Short task »
Reproduce the listing below word for word, with no pictures.

"""

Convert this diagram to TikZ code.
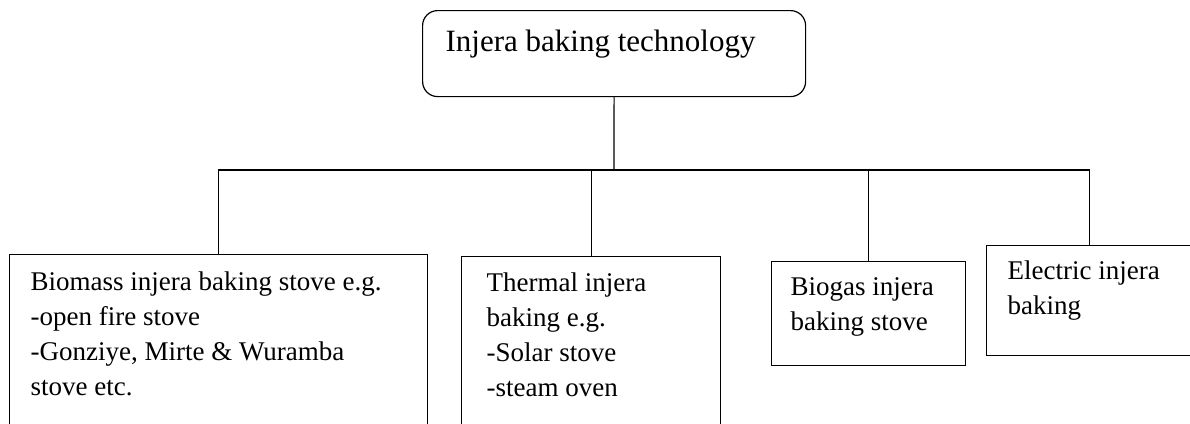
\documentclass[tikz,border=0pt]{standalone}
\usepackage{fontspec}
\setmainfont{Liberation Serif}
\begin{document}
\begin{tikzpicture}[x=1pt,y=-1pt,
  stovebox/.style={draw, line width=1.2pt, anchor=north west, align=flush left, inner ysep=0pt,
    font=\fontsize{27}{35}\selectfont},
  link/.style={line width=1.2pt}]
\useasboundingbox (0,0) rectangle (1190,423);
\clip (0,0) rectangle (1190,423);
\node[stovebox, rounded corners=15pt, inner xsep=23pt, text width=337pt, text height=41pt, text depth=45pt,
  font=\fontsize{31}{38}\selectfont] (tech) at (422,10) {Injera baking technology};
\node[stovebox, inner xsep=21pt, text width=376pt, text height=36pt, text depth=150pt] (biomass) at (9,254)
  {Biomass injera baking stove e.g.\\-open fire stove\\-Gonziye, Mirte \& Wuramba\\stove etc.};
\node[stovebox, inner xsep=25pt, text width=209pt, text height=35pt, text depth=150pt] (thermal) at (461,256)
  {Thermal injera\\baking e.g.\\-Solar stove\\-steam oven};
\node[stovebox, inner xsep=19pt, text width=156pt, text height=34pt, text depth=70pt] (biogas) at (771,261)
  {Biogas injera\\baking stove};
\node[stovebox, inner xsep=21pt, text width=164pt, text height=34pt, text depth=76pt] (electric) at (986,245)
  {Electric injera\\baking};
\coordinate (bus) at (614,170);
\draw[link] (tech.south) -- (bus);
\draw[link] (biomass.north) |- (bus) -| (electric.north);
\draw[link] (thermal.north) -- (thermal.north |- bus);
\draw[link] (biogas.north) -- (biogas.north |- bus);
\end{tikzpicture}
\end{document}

"""

Task response »
Convert this diagram to TikZ code.
\documentclass[tikz,border=0pt]{standalone}
\usepackage{fontspec}
\setmainfont{Liberation Serif}
\begin{document}
\begin{tikzpicture}[x=1pt,y=-1pt,
  stovebox/.style={draw, line width=1.2pt, anchor=north west, align=flush left, inner ysep=0pt,
    font=\fontsize{27}{35}\selectfont},
  link/.style={line width=1.2pt}]
\useasboundingbox (0,0) rectangle (1190,423);
\clip (0,0) rectangle (1190,423);
\node[stovebox, rounded corners=15pt, inner xsep=23pt, text width=337pt, text height=41pt, text depth=45pt,
  font=\fontsize{31}{38}\selectfont] (tech) at (422,10) {Injera baking technology};
\node[stovebox, inner xsep=21pt, text width=376pt, text height=36pt, text depth=150pt] (biomass) at (9,254)
  {Biomass injera baking stove e.g.\\-open fire stove\\-Gonziye, Mirte \& Wuramba\\stove etc.};
\node[stovebox, inner xsep=25pt, text width=209pt, text height=35pt, text depth=150pt] (thermal) at (461,256)
  {Thermal injera\\baking e.g.\\-Solar stove\\-steam oven};
\node[stovebox, inner xsep=19pt, text width=156pt, text height=34pt, text depth=70pt] (biogas) at (771,261)
  {Biogas injera\\baking stove};
\node[stovebox, inner xsep=21pt, text width=164pt, text height=34pt, text depth=76pt] (electric) at (986,245)
  {Electric injera\\baking};
\coordinate (bus) at (614,170);
\draw[link] (tech.south) -- (bus);
\draw[link] (biomass.north) |- (bus) -| (electric.north);
\draw[link] (thermal.north) -- (thermal.north |- bus);
\draw[link] (biogas.north) -- (biogas.north |- bus);
\end{tikzpicture}
\end{document}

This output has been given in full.